Rows from a dataset of charts and code
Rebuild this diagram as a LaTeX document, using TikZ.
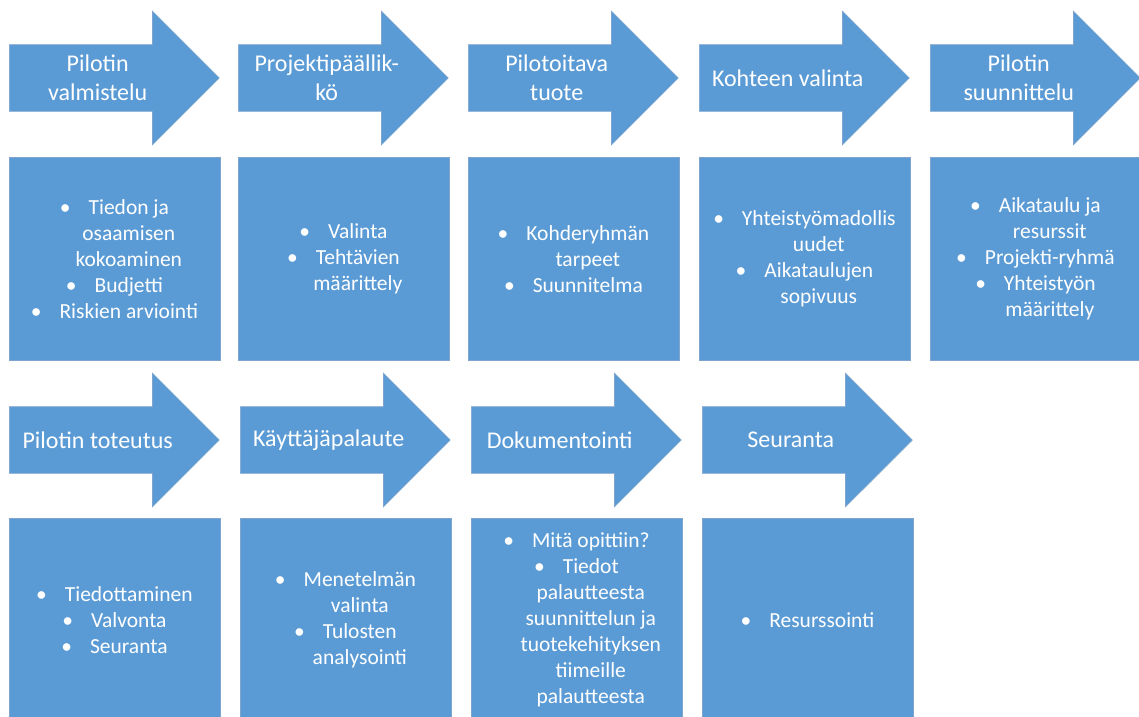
\documentclass[tikz,border=0pt]{standalone}
\usepackage{fontspec}
\setmainfont{Carlito}
\usetikzlibrary{shapes.arrows, calc}
\definecolor{sininen}{RGB}{91,155,213}
\definecolor{reuna}{RGB}{128,164,206}
\tikzset{
	x=1pt, y=-1pt, % yksi piste = yksi pikseli, y alaspain
	vaihe/.style={single arrow, fill=sininen, draw=reuna, line width=0.6pt,
		minimum width=133pt, minimum height=210pt,
		single arrow head extend=33.5pt, inner xsep=0pt, inner ysep=33pt, anchor=tail}, % vaiheen nuoli
	otsikko/.style={text=white, align=center, font=\fontsize{24}{29}\selectfont}, % nuolen teksti
	laatikko/.style={rectangle, fill=sininen, draw=reuna, line width=0.6pt,
		minimum width=211pt, minimum height=203pt, inner sep=0pt, anchor=north west}, % sisaltolaatikko
	luettelo/.style={text=white, align=center, font=\fontsize{21.5}{26}\selectfont, xshift=14pt} % luettelon teksti
}
\newcommand{\pallo}{\llap{\textbullet\hspace{18pt}}}

\begin{document}
\begin{tikzpicture}
	\useasboundingbox (0,0) rectangle (1139,716);
	\clip (0,0) rectangle (1139,716);
	\fill[white] (0,0) rectangle (1139,716);

	% ylarivi
	\node[vaihe] (n1) at (9,78) {};
	\node[vaihe] (n2) at (238,78) {};
	\node[vaihe] (n3) at (468,78) {};
	\node[vaihe] (n4) at (699,78) {};
	\node[vaihe] (n5) at (930,78) {};
	\node[otsikko] (o1) at ($(n1.tail)!0.421!(n1.tip)$) {Pilotin\\valmistelu};
	\node[otsikko] (o2) at ($(n2.tail)!0.421!(n2.tip)$) {Projektipäällik-\\kö};
	\node[otsikko] (o3) at ($(n3.tail)!0.421!(n3.tip)$) {Pilotoitava\\tuote};
	\node[otsikko] (o4) at ($(n4.tail)!0.421!(n4.tip)$) {Kohteen valinta};
	\node[otsikko] (o5) at ($(n5.tail)!0.421!(n5.tip)$) {Pilotin\\suunnittelu};

	\node[laatikko] (s1) at (9,157) {};
	\node[laatikko] (s2) at (238,157) {};
	\node[laatikko] (s3) at (468,157) {};
	\node[laatikko] (s4) at (699,157) {};
	\node[laatikko] (s5) at (930,157) {};
	\node[luettelo] (l1) at (s1.center) {\pallo Tiedon ja\\osaamisen\\kokoaminen\\\pallo Budjetti\\\pallo Riskien arviointi};
	\node[luettelo] (l2) at (s2.center) {\pallo Valinta\\\pallo Tehtävien\\määrittely};
	\node[luettelo] (l3) at (s3.center) {\pallo Kohderyhmän\\tarpeet\\\pallo Suunnitelma};
	\node[luettelo] (l4) at (s4.center) {\pallo Yhteistyömadollis\\uudet\\\pallo Aikataulujen\\sopivuus};
	\node[luettelo] (l5) at (s5.center) {\pallo Aikataulu ja\\resurssit\\\pallo Projekti-ryhmä\\\pallo Yhteistyön\\määrittely};

	% alarivi
	\node[vaihe] (n6) at (9,440) {};
	\node[vaihe] (n7) at (240,440) {};
	\node[vaihe] (n8) at (471,440) {};
	\node[vaihe] (n9) at (702,440) {};
	\node[otsikko] (o6) at ($(n6.tail)!0.421!(n6.tip)$) {Pilotin toteutus};
	\node[otsikko] (o7) at ($(n7.tail)!0.421!(n7.tip)$) {Käyttäjäpalaute};
	\node[otsikko] (o8) at ($(n8.tail)!0.421!(n8.tip)$) {Dokumentointi};
	\node[otsikko] (o9) at ($(n9.tail)!0.421!(n9.tip)$) {Seuranta};

	\node[laatikko] (s6) at (9,518) {};
	\node[laatikko] (s7) at (240,518) {};
	\node[laatikko] (s8) at (471,518) {};
	\node[laatikko] (s9) at (702,518) {};
	\node[luettelo] (l6) at (s6.center) {\pallo Tiedottaminen\\\pallo Valvonta\\\pallo Seuranta};
	\node[luettelo] (l7) at (s7.center) {\pallo Menetelmän\\valinta\\\pallo Tulosten\\analysointi};
	\node[luettelo] (l8) at (s8.center) {\pallo Mitä opittiin?\\\pallo Tiedot\\palautteesta\\suunnittelun ja\\tuotekehityksen\\tiimeille\\palautteesta};
	\node[luettelo] (l9) at (s9.center) {\pallo Resurssointi};
\end{tikzpicture}
\end{document}
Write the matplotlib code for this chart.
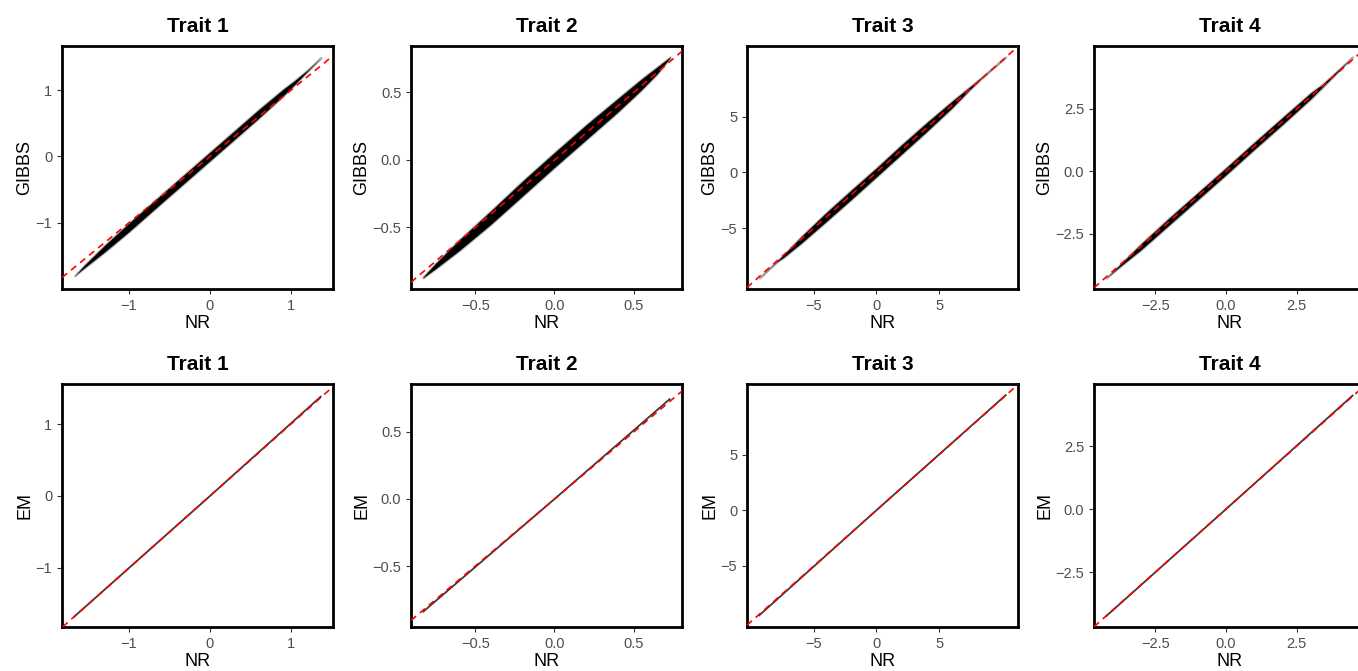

## [WHAT IS NEEDED]
Repeat every record above exactly, but leave out any pictures.

## [TASK SOLUTION]
Rebuild this diagram as a LaTeX document, using TikZ.
\documentclass[tikz,border=0pt]{standalone}
\usepackage{fontspec}
\setmainfont{Carlito}
\usetikzlibrary{shapes.arrows, calc}
\definecolor{sininen}{RGB}{91,155,213}
\definecolor{reuna}{RGB}{128,164,206}
\tikzset{
	x=1pt, y=-1pt, % yksi piste = yksi pikseli, y alaspain
	vaihe/.style={single arrow, fill=sininen, draw=reuna, line width=0.6pt,
		minimum width=133pt, minimum height=210pt,
		single arrow head extend=33.5pt, inner xsep=0pt, inner ysep=33pt, anchor=tail}, % vaiheen nuoli
	otsikko/.style={text=white, align=center, font=\fontsize{24}{29}\selectfont}, % nuolen teksti
	laatikko/.style={rectangle, fill=sininen, draw=reuna, line width=0.6pt,
		minimum width=211pt, minimum height=203pt, inner sep=0pt, anchor=north west}, % sisaltolaatikko
	luettelo/.style={text=white, align=center, font=\fontsize{21.5}{26}\selectfont, xshift=14pt} % luettelon teksti
}
\newcommand{\pallo}{\llap{\textbullet\hspace{18pt}}}

\begin{document}
\begin{tikzpicture}
	\useasboundingbox (0,0) rectangle (1139,716);
	\clip (0,0) rectangle (1139,716);
	\fill[white] (0,0) rectangle (1139,716);

	% ylarivi
	\node[vaihe] (n1) at (9,78) {};
	\node[vaihe] (n2) at (238,78) {};
	\node[vaihe] (n3) at (468,78) {};
	\node[vaihe] (n4) at (699,78) {};
	\node[vaihe] (n5) at (930,78) {};
	\node[otsikko] (o1) at ($(n1.tail)!0.421!(n1.tip)$) {Pilotin\\valmistelu};
	\node[otsikko] (o2) at ($(n2.tail)!0.421!(n2.tip)$) {Projektipäällik-\\kö};
	\node[otsikko] (o3) at ($(n3.tail)!0.421!(n3.tip)$) {Pilotoitava\\tuote};
	\node[otsikko] (o4) at ($(n4.tail)!0.421!(n4.tip)$) {Kohteen valinta};
	\node[otsikko] (o5) at ($(n5.tail)!0.421!(n5.tip)$) {Pilotin\\suunnittelu};

	\node[laatikko] (s1) at (9,157) {};
	\node[laatikko] (s2) at (238,157) {};
	\node[laatikko] (s3) at (468,157) {};
	\node[laatikko] (s4) at (699,157) {};
	\node[laatikko] (s5) at (930,157) {};
	\node[luettelo] (l1) at (s1.center) {\pallo Tiedon ja\\osaamisen\\kokoaminen\\\pallo Budjetti\\\pallo Riskien arviointi};
	\node[luettelo] (l2) at (s2.center) {\pallo Valinta\\\pallo Tehtävien\\määrittely};
	\node[luettelo] (l3) at (s3.center) {\pallo Kohderyhmän\\tarpeet\\\pallo Suunnitelma};
	\node[luettelo] (l4) at (s4.center) {\pallo Yhteistyömadollis\\uudet\\\pallo Aikataulujen\\sopivuus};
	\node[luettelo] (l5) at (s5.center) {\pallo Aikataulu ja\\resurssit\\\pallo Projekti-ryhmä\\\pallo Yhteistyön\\määrittely};

	% alarivi
	\node[vaihe] (n6) at (9,440) {};
	\node[vaihe] (n7) at (240,440) {};
	\node[vaihe] (n8) at (471,440) {};
	\node[vaihe] (n9) at (702,440) {};
	\node[otsikko] (o6) at ($(n6.tail)!0.421!(n6.tip)$) {Pilotin toteutus};
	\node[otsikko] (o7) at ($(n7.tail)!0.421!(n7.tip)$) {Käyttäjäpalaute};
	\node[otsikko] (o8) at ($(n8.tail)!0.421!(n8.tip)$) {Dokumentointi};
	\node[otsikko] (o9) at ($(n9.tail)!0.421!(n9.tip)$) {Seuranta};

	\node[laatikko] (s6) at (9,518) {};
	\node[laatikko] (s7) at (240,518) {};
	\node[laatikko] (s8) at (471,518) {};
	\node[laatikko] (s9) at (702,518) {};
	\node[luettelo] (l6) at (s6.center) {\pallo Tiedottaminen\\\pallo Valvonta\\\pallo Seuranta};
	\node[luettelo] (l7) at (s7.center) {\pallo Menetelmän\\valinta\\\pallo Tulosten\\analysointi};
	\node[luettelo] (l8) at (s8.center) {\pallo Mitä opittiin?\\\pallo Tiedot\\palautteesta\\suunnittelun ja\\tuotekehityksen\\tiimeille\\palautteesta};
	\node[luettelo] (l9) at (s9.center) {\pallo Resurssointi};
\end{tikzpicture}
\end{document}
Write the matplotlib code for this chart.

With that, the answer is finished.